# How does Ray do simultaneous matrix-vector multiplications?

None: Just asking a question out of curiosity

Context

This is a continuation of Simultaneous numpy matrix vector multiplication .

Basically I have one node with a large matrix in stored in shared memory. This node has 20 CPUs and each CPU has a different set of vectors, and they all multiply the large matrix.

Question

The response to the question linked mentioned that all the CPUs can simultaneously access the large matrix (rather than having one CPU use the matrix, then the next one, etc.). Out of curiosity, how does this happen?

More context

For example, does Ray tell each CPU to work on different parts of the matrix, so that each part of the large matrix is only being accessed by one CPU at any point in time (like CPU 1 first multiples the first row and the vector in CPU 1, CPU 2 first multiples the second row and the vector in CPU 2, etc., then CPU 1 multiplies the second row by the vector in CPU 1, CPU 2 multiplies the third row and the vector in CPU 2, etc.?

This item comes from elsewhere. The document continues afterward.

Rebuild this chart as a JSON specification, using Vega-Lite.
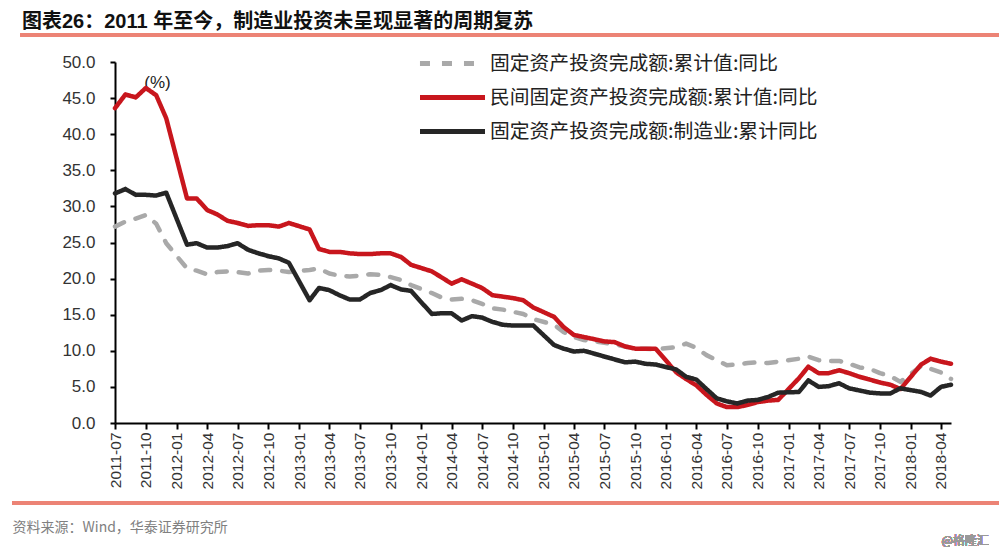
{
  "$schema": "https://vega.github.io/schema/vega-lite/v6.json",
  "width": 836,
  "height": 361,
  "autosize": {"type": "none"},
  "padding": {"left": 115, "top": 62, "right": 48, "bottom": 126},
  "background": "white",
  "config": {
    "view": {"stroke": null},
    "font": "Liberation Sans, Noto Sans CJK SC, sans-serif",
    "axisY": {"labelOverlap": false, "tickCount": 10, "labelSeparation": 0}
  },
  "title": {
    "text": "图表26：2011 年至今，制造业投资未呈现显著的周期复苏",
    "anchor": "start",
    "frame": "group",
    "dx": -93,
    "dy": 22,
    "offset": 4,
    "baseline": "bottom",
    "fontSize": 20,
    "fontWeight": "bold",
    "color": "#111111",
    "font": "Liberation Sans, Noto Sans CJK SC"
  },
  "data": {
    "values": [
      {"d": "2011/07/01", "a": 27.2, "b": 43.6, "c": 31.8},
      {"d": "2011/08/01", "a": 27.9, "b": 45.5, "c": 32.4},
      {"d": "2011/09/01", "a": 28.3, "b": 45.1, "c": 31.6},
      {"d": "2011/10/01", "a": 28.8, "b": 46.4, "c": 31.6},
      {"d": "2011/11/01", "a": 27.6, "b": 45.4, "c": 31.5},
      {"d": "2011/12/01", "a": 24.9, "b": 42.2, "c": 31.9},
      {"d": "2012/02/01", "a": 21.4, "b": 31.1, "c": 24.7},
      {"d": "2012/03/01", "a": 21.1, "b": 31.1, "c": 24.9},
      {"d": "2012/04/01", "a": 20.6, "b": 29.5, "c": 24.3},
      {"d": "2012/05/01", "a": 20.9, "b": 28.9, "c": 24.3},
      {"d": "2012/06/01", "a": 21.0, "b": 28.0, "c": 24.5},
      {"d": "2012/07/01", "a": 20.9, "b": 27.7, "c": 24.9},
      {"d": "2012/08/01", "a": 20.7, "b": 27.3, "c": 24.0},
      {"d": "2012/09/01", "a": 21.1, "b": 27.4, "c": 23.5},
      {"d": "2012/10/01", "a": 21.2, "b": 27.4, "c": 23.1},
      {"d": "2012/11/01", "a": 21.1, "b": 27.2, "c": 22.8},
      {"d": "2012/12/01", "a": 20.9, "b": 27.7, "c": 22.2},
      {"d": "2013/02/01", "a": 21.2, "b": 26.8, "c": 17.0},
      {"d": "2013/03/01", "a": 21.4, "b": 24.1, "c": 18.7},
      {"d": "2013/04/01", "a": 20.7, "b": 23.7, "c": 18.4},
      {"d": "2013/05/01", "a": 20.4, "b": 23.7, "c": 17.7},
      {"d": "2013/06/01", "a": 20.3, "b": 23.5, "c": 17.1},
      {"d": "2013/07/01", "a": 20.4, "b": 23.4, "c": 17.1},
      {"d": "2013/08/01", "a": 20.6, "b": 23.4, "c": 18.0},
      {"d": "2013/09/01", "a": 20.5, "b": 23.5, "c": 18.4},
      {"d": "2013/10/01", "a": 20.2, "b": 23.5, "c": 19.1},
      {"d": "2013/11/01", "a": 19.8, "b": 23.0, "c": 18.5},
      {"d": "2013/12/01", "a": 19.1, "b": 21.9, "c": 18.3},
      {"d": "2014/02/01", "a": 18.0, "b": 21.0, "c": 15.1},
      {"d": "2014/03/01", "a": 17.4, "b": 20.2, "c": 15.2},
      {"d": "2014/04/01", "a": 17.1, "b": 19.3, "c": 15.2},
      {"d": "2014/05/01", "a": 17.2, "b": 19.9, "c": 14.2},
      {"d": "2014/06/01", "a": 17.0, "b": 19.3, "c": 14.8},
      {"d": "2014/07/01", "a": 16.5, "b": 18.7, "c": 14.6},
      {"d": "2014/08/01", "a": 15.9, "b": 17.7, "c": 14.0},
      {"d": "2014/09/01", "a": 15.7, "b": 17.5, "c": 13.6},
      {"d": "2014/10/01", "a": 15.4, "b": 17.3, "c": 13.5},
      {"d": "2014/11/01", "a": 15.1, "b": 17.0, "c": 13.5},
      {"d": "2014/12/01", "a": 14.4, "b": 16.0, "c": 13.5},
      {"d": "2015/02/01", "a": 13.6, "b": 14.7, "c": 10.8},
      {"d": "2015/03/01", "a": 12.6, "b": 13.3, "c": 10.3},
      {"d": "2015/04/01", "a": 11.9, "b": 12.2, "c": 9.9},
      {"d": "2015/05/01", "a": 11.5, "b": 11.9, "c": 10.0},
      {"d": "2015/06/01", "a": 11.3, "b": 11.6, "c": 9.6},
      {"d": "2015/07/01", "a": 11.1, "b": 11.3, "c": 9.2},
      {"d": "2015/08/01", "a": 10.9, "b": 11.2, "c": 8.8},
      {"d": "2015/09/01", "a": 10.6, "b": 10.6, "c": 8.4},
      {"d": "2015/10/01", "a": 10.3, "b": 10.3, "c": 8.5},
      {"d": "2015/11/01", "a": 10.3, "b": 10.3, "c": 8.2},
      {"d": "2015/12/01", "a": 10.2, "b": 10.3, "c": 8.1},
      {"d": "2016/02/01", "a": 10.5, "b": 7.0, "c": 7.4},
      {"d": "2016/03/01", "a": 11.0, "b": 6.1, "c": 6.4},
      {"d": "2016/04/01", "a": 10.4, "b": 5.2, "c": 6.0},
      {"d": "2016/05/01", "a": 9.4, "b": 3.9, "c": 4.7},
      {"d": "2016/06/01", "a": 8.7, "b": 2.7, "c": 3.4},
      {"d": "2016/07/01", "a": 8.0, "b": 2.2, "c": 3.0},
      {"d": "2016/08/01", "a": 8.1, "b": 2.2, "c": 2.7},
      {"d": "2016/09/01", "a": 8.3, "b": 2.5, "c": 3.1},
      {"d": "2016/10/01", "a": 8.4, "b": 2.9, "c": 3.2},
      {"d": "2016/11/01", "a": 8.3, "b": 3.1, "c": 3.6},
      {"d": "2016/12/01", "a": 8.5, "b": 3.2, "c": 4.2},
      {"d": "2017/02/01", "a": 8.9, "b": 6.2, "c": 4.3},
      {"d": "2017/03/01", "a": 9.2, "b": 7.8, "c": 5.9},
      {"d": "2017/04/01", "a": 8.7, "b": 6.9, "c": 5.0},
      {"d": "2017/05/01", "a": 8.6, "b": 6.9, "c": 5.1},
      {"d": "2017/06/01", "a": 8.6, "b": 7.3, "c": 5.5},
      {"d": "2017/07/01", "a": 8.2, "b": 6.9, "c": 4.8},
      {"d": "2017/08/01", "a": 7.7, "b": 6.4, "c": 4.5},
      {"d": "2017/09/01", "a": 7.5, "b": 6.0, "c": 4.2},
      {"d": "2017/10/01", "a": 6.9, "b": 5.6, "c": 4.1},
      {"d": "2017/11/01", "a": 6.5, "b": 5.3, "c": 4.1},
      {"d": "2017/12/01", "a": 5.7, "b": 4.7, "c": 4.8},
      {"d": "2018/02/01", "a": 7.9, "b": 8.1, "c": 4.3},
      {"d": "2018/03/01", "a": 7.5, "b": 8.9, "c": 3.8},
      {"d": "2018/04/01", "a": 7.0, "b": 8.5, "c": 5.0},
      {"d": "2018/05/01", "a": 6.1, "b": 8.2, "c": 5.3}
    ]
  },
  "layer": [
    {
      "transform": [{"fold": ["a", "b", "c"], "as": ["s", "v"]}],
      "mark": {"type": "line", "strokeWidth": 4.5, "strokeCap": "round", "strokeJoin": "round"},
      "encoding": {
        "x": {
          "field": "d",
          "type": "temporal",
          "scale": {"domain": [{"year": 2011, "month": 7, "date": 1}, {"year": 2018, "month": 5, "date": 1}], "nice": false},
          "axis": {
            "tickCount": {"interval": "month", "step": 3},
            "format": "%Y-%m",
            "labelAngle": -90,
            "labelFontSize": 15.5,
            "labelColor": "#333333",
            "labelPadding": 3,
            "labelFlush": false,
            "labelOverlap": false,
            "tickSize": 6,
            "tickWidth": 2,
            "tickColor": "#000000",
            "domainColor": "#000000",
            "domainWidth": 2,
            "grid": false,
            "title": "资料来源：Wind，华泰证券研究所",
            "titleX": -103,
            "titleY": 104,
            "titleAlign": "left",
            "titleBaseline": "middle",
            "titleFontSize": 14,
            "titleFontWeight": "normal",
            "titleColor": "#808080",
            "titleFont": "Noto Sans CJK SC"
          }
        },
        "y": {
          "field": "v",
          "type": "quantitative",
          "scale": {"domain": [0, 50], "nice": false},
          "axis": {
            "tickCount": 10,
            "format": ".1f",
            "labelOverlap": false,
            "labelSeparation": 0,
            "labelFontSize": 17,
            "labelColor": "#333333",
            "labelPadding": 15,
            "tickSize": 5,
            "tickWidth": 2,
            "tickColor": "#000000",
            "domainColor": "#000000",
            "domainWidth": 2,
            "grid": false,
            "title": "(%)",
            "titleAngle": 0,
            "titleX": 42,
            "titleY": 20,
            "titleAlign": "center",
            "titleBaseline": "middle",
            "titleFontSize": 17,
            "titleFontWeight": "normal",
            "titleColor": "#222222"
          }
        },
        "color": {
          "field": "s",
          "type": "nominal",
          "scale": {"domain": ["a", "b", "c"], "range": ["#A9A9A9", "#C8161D", "#262626"]},
          "legend": {
            "orient": "none",
            "legendX": 324,
            "legendY": -12,
            "title": null,
            "symbolType": "M-3,0H3",
            "symbolSize": 470,
            "symbolStrokeWidth": 5,
            "rowPadding": 10,
            "labelFontSize": 19.8,
            "labelFont": "Noto Sans CJK SC",
            "labelColor": "#222222",
            "labelOffset": 24,
            "labelLimit": 500,
            "labelExpr": "datum.value == 'a' ? '固定资产投资完成额:累计值:同比' : datum.value == 'b' ? '民间固定资产投资完成额:累计值:同比' : '固定资产投资完成额:制造业:累计同比'"
          }
        },
        "strokeDash": {
          "field": "s",
          "type": "nominal",
          "scale": {"domain": ["a", "b", "c"], "range": [[10, 12], [1, 0], [1, 0]]},
          "legend": {
            "orient": "none",
            "legendX": 324,
            "legendY": -12,
            "title": null,
            "symbolType": "M-3,0H3",
            "symbolSize": 470,
            "symbolStrokeWidth": 5,
            "rowPadding": 10,
            "labelFontSize": 19.8,
            "labelFont": "Noto Sans CJK SC",
            "labelColor": "#222222",
            "labelOffset": 24,
            "labelLimit": 500,
            "labelExpr": "datum.value == 'a' ? '固定资产投资完成额:累计值:同比' : datum.value == 'b' ? '民间固定资产投资完成额:累计值:同比' : '固定资产投资完成额:制造业:累计同比'"
          }
        }
      }
    },
    {
      "mark": {"type": "rule", "color": "#EC8376", "strokeWidth": 2.5},
      "encoding": {
        "x": {"datum": {"year": 2010, "month": 9, "date": 21}, "type": "temporal"},
        "x2": {"datum": {"year": 2018, "month": 9, "date": 25}},
        "y": {"datum": 53.74, "type": "quantitative"}
      }
    },
    {
      "mark": {"type": "rule", "color": "#EC8376", "strokeWidth": 2.5},
      "encoding": {
        "x": {"datum": {"year": 2010, "month": 8, "date": 28}, "type": "temporal"},
        "x2": {"datum": {"year": 2018, "month": 9, "date": 25}},
        "y": {"datum": -11.08, "type": "quantitative"}
      }
    },
    {
      "mark": {"type": "text", "text": "@格隆汇", "fontSize": 12, "color": "#999999", "align": "center", "baseline": "middle", "font": "Noto Sans CJK SC"},
      "encoding": {
        "x": {"datum": {"year": 2018, "month": 6, "date": 12}, "type": "temporal"},
        "y": {"datum": -16.3, "type": "quantitative"}
      }
    }
  ]
}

Or do all CPUs basically access the same element at the same time (i.e., all CPUs do first row times their vector, then second row times their vector, etc.)?

As long as there are no writes to a memory region, many CPUs can concurrently access the memory region at the same time. In Ray’s case, objects in the object store are immutable, so writes aren’t possible. If the input matrices are stored in a format with which Ray knows how to do zero-copy (e.g. numpy), then your Ray workers can all access any part of the input matrices concurrently as if they were the only worker.

Writing is much more complicated, since the ordering of writes is usually nondeterministic and thus must be synchronized. Luckily, in matrix multiplication the set of outputs can be sharded over the set of CPUs, such that each output is written to by a single CPU. This means that synchronization only needs to happen at the reduce stage (after each output is computed), which very manageable.

This answer assumes a single node; it generalizes to multiple nodes however more copies are needed so workers on other nodes can read the input matrices.